"""

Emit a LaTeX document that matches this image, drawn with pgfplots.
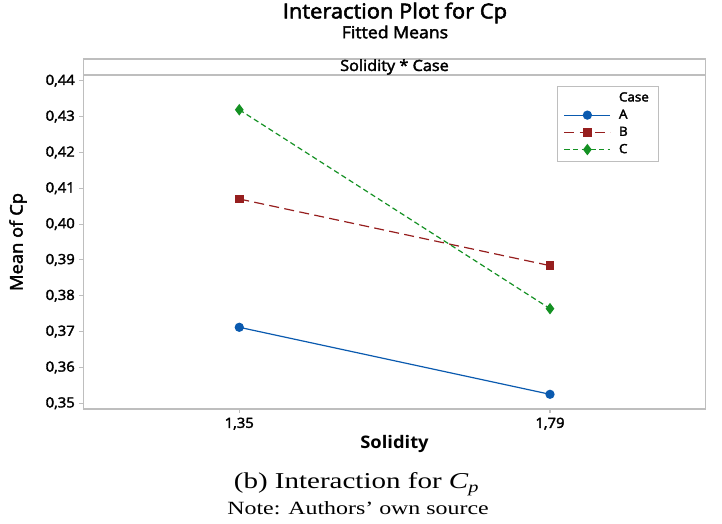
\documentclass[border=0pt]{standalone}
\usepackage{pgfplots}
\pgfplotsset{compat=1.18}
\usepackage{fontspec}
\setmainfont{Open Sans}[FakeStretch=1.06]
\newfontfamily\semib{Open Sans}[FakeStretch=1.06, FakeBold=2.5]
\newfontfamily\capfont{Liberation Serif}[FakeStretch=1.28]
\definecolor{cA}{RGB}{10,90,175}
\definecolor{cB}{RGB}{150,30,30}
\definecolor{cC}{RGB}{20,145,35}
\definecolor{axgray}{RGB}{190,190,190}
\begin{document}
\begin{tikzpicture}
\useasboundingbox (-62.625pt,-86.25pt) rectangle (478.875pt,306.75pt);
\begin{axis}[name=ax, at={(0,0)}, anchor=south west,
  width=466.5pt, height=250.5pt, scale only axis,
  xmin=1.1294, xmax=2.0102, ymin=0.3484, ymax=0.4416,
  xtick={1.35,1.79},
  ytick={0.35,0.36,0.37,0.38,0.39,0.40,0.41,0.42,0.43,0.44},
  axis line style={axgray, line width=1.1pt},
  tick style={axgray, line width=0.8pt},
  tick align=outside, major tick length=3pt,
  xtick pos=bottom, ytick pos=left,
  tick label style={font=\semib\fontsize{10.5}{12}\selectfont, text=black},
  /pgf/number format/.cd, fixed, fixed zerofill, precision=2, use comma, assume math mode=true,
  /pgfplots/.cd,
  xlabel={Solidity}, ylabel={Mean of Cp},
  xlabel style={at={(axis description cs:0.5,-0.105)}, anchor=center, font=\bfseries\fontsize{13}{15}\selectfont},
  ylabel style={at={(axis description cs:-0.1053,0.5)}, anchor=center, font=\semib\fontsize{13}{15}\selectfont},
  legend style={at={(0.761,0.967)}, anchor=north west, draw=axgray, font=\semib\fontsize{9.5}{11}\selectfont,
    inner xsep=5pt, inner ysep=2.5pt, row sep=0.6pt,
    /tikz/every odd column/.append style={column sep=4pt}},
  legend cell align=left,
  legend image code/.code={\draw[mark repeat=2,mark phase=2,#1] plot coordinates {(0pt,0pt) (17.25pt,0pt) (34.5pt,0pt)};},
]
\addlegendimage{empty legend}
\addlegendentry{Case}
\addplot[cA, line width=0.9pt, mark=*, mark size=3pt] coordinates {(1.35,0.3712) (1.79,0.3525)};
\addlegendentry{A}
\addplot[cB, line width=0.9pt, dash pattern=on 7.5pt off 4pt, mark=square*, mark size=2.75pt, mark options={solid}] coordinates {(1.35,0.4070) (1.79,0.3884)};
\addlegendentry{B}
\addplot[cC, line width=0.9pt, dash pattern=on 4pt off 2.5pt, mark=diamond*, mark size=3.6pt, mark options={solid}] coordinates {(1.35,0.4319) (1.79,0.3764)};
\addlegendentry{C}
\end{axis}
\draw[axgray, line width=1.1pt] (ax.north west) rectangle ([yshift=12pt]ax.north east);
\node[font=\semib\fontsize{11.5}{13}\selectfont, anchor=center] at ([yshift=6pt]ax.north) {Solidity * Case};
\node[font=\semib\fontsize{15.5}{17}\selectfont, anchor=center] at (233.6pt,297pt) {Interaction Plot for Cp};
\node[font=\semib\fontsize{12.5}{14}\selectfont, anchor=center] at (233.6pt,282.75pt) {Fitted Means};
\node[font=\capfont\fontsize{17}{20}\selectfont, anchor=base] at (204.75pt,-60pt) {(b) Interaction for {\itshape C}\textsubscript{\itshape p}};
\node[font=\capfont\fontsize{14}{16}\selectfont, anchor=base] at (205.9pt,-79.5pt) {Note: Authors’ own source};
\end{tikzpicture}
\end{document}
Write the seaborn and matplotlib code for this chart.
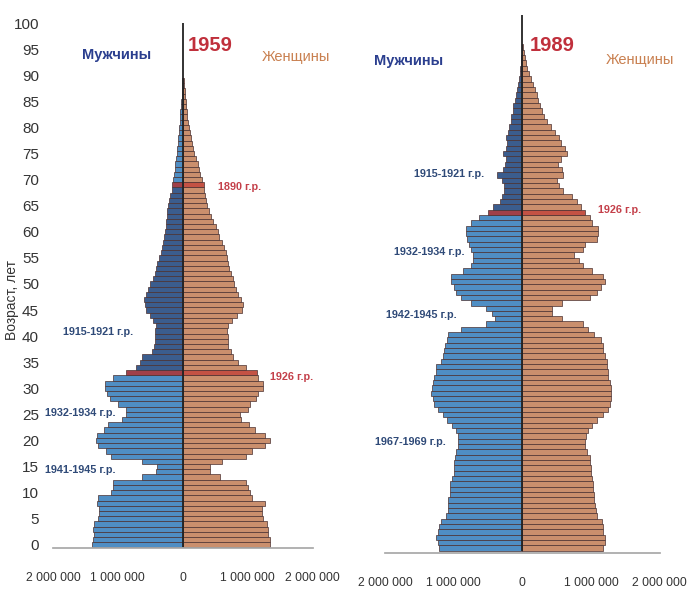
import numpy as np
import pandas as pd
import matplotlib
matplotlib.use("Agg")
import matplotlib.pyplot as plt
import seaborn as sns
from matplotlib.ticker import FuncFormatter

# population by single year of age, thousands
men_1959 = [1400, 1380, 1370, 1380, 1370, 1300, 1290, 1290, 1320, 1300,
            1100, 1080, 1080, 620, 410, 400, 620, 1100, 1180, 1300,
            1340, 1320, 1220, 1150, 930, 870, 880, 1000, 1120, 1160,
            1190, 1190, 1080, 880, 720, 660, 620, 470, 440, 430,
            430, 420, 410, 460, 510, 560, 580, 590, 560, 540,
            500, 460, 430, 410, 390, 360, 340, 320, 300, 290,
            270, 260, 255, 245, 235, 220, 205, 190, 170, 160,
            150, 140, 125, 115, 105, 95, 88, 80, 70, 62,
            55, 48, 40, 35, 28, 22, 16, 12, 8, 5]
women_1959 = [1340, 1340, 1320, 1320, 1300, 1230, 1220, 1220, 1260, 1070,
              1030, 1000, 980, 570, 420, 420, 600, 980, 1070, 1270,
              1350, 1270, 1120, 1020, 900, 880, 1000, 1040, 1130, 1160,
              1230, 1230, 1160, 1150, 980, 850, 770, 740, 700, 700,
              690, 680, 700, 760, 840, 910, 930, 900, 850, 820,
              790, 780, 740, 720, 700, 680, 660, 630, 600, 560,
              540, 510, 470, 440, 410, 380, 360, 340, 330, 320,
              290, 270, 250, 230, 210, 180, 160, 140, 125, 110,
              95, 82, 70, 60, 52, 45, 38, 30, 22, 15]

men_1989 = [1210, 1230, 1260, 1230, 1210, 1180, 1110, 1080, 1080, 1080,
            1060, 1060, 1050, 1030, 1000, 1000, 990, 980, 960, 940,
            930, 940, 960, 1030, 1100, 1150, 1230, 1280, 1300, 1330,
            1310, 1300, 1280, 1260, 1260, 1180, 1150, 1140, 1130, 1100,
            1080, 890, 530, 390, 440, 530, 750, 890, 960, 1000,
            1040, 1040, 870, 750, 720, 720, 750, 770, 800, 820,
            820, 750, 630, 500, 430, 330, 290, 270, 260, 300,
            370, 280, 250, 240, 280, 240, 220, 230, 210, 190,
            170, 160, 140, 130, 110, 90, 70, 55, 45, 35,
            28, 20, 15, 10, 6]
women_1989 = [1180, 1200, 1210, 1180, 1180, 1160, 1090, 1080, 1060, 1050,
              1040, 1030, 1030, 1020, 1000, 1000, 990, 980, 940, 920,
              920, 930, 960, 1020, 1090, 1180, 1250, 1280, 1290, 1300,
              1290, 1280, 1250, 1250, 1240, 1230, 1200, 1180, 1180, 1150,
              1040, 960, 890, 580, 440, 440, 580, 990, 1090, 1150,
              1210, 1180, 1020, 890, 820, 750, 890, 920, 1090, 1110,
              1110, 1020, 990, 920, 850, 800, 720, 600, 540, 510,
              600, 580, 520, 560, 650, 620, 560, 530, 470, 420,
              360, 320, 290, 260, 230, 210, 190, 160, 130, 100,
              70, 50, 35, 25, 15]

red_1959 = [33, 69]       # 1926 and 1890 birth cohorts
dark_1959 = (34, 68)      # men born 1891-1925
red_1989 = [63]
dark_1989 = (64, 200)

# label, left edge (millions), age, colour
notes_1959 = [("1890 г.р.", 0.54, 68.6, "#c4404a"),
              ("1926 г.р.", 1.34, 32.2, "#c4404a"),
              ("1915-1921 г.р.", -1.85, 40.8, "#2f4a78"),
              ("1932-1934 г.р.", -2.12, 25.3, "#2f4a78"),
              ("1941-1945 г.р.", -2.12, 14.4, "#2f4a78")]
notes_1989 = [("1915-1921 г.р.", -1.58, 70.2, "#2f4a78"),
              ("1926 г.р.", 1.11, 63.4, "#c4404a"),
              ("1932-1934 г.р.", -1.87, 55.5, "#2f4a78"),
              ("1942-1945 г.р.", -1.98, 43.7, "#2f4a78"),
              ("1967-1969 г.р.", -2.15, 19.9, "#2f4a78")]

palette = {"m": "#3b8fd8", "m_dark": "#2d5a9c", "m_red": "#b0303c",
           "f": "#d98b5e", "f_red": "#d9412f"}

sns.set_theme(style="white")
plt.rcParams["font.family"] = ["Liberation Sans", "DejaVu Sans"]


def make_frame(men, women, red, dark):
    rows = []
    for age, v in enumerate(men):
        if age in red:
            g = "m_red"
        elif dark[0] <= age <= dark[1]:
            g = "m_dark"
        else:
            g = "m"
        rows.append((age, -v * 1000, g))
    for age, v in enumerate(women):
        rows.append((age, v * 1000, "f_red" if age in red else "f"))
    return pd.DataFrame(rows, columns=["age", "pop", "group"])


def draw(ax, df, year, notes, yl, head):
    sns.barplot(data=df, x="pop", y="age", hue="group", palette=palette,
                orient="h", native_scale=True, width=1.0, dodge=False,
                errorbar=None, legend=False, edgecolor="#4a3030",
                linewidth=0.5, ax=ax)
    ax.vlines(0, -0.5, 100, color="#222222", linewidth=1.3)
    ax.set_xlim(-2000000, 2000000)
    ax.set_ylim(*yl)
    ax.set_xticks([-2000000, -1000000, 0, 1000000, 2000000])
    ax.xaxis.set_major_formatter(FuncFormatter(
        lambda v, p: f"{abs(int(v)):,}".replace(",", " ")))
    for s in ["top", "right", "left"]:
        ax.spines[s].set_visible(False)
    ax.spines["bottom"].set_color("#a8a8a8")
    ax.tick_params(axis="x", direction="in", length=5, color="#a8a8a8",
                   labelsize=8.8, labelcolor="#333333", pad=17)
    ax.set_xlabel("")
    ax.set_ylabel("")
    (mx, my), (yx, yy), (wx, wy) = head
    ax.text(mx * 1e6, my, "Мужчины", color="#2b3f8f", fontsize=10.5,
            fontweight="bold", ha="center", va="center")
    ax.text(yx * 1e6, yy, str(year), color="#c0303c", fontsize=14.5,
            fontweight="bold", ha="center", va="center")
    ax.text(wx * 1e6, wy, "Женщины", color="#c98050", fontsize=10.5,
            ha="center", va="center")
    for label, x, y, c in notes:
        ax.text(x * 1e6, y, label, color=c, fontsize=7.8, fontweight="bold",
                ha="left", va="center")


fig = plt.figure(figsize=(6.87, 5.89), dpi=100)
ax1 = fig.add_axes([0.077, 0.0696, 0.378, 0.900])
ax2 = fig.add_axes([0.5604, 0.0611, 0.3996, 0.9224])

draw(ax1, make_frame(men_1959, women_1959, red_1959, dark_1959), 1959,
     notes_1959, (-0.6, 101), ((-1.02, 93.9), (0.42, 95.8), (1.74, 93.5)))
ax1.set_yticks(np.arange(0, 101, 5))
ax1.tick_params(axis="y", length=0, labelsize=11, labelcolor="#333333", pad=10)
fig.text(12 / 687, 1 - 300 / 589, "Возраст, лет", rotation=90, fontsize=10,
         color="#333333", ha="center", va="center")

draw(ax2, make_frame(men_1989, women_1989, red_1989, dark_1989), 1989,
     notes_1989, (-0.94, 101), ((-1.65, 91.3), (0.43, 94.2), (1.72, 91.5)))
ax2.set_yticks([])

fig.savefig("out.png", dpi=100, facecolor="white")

"""

Without any pictures, set down the lines from the one holding "Write the seaborn" through the one holding "from matplotlib.ticker import FuncFormatter".

Write the seaborn and matplotlib code for this chart.
import numpy as np
import pandas as pd
import matplotlib
matplotlib.use("Agg")
import matplotlib.pyplot as plt
import seaborn as sns
from matplotlib.ticker import FuncFormatter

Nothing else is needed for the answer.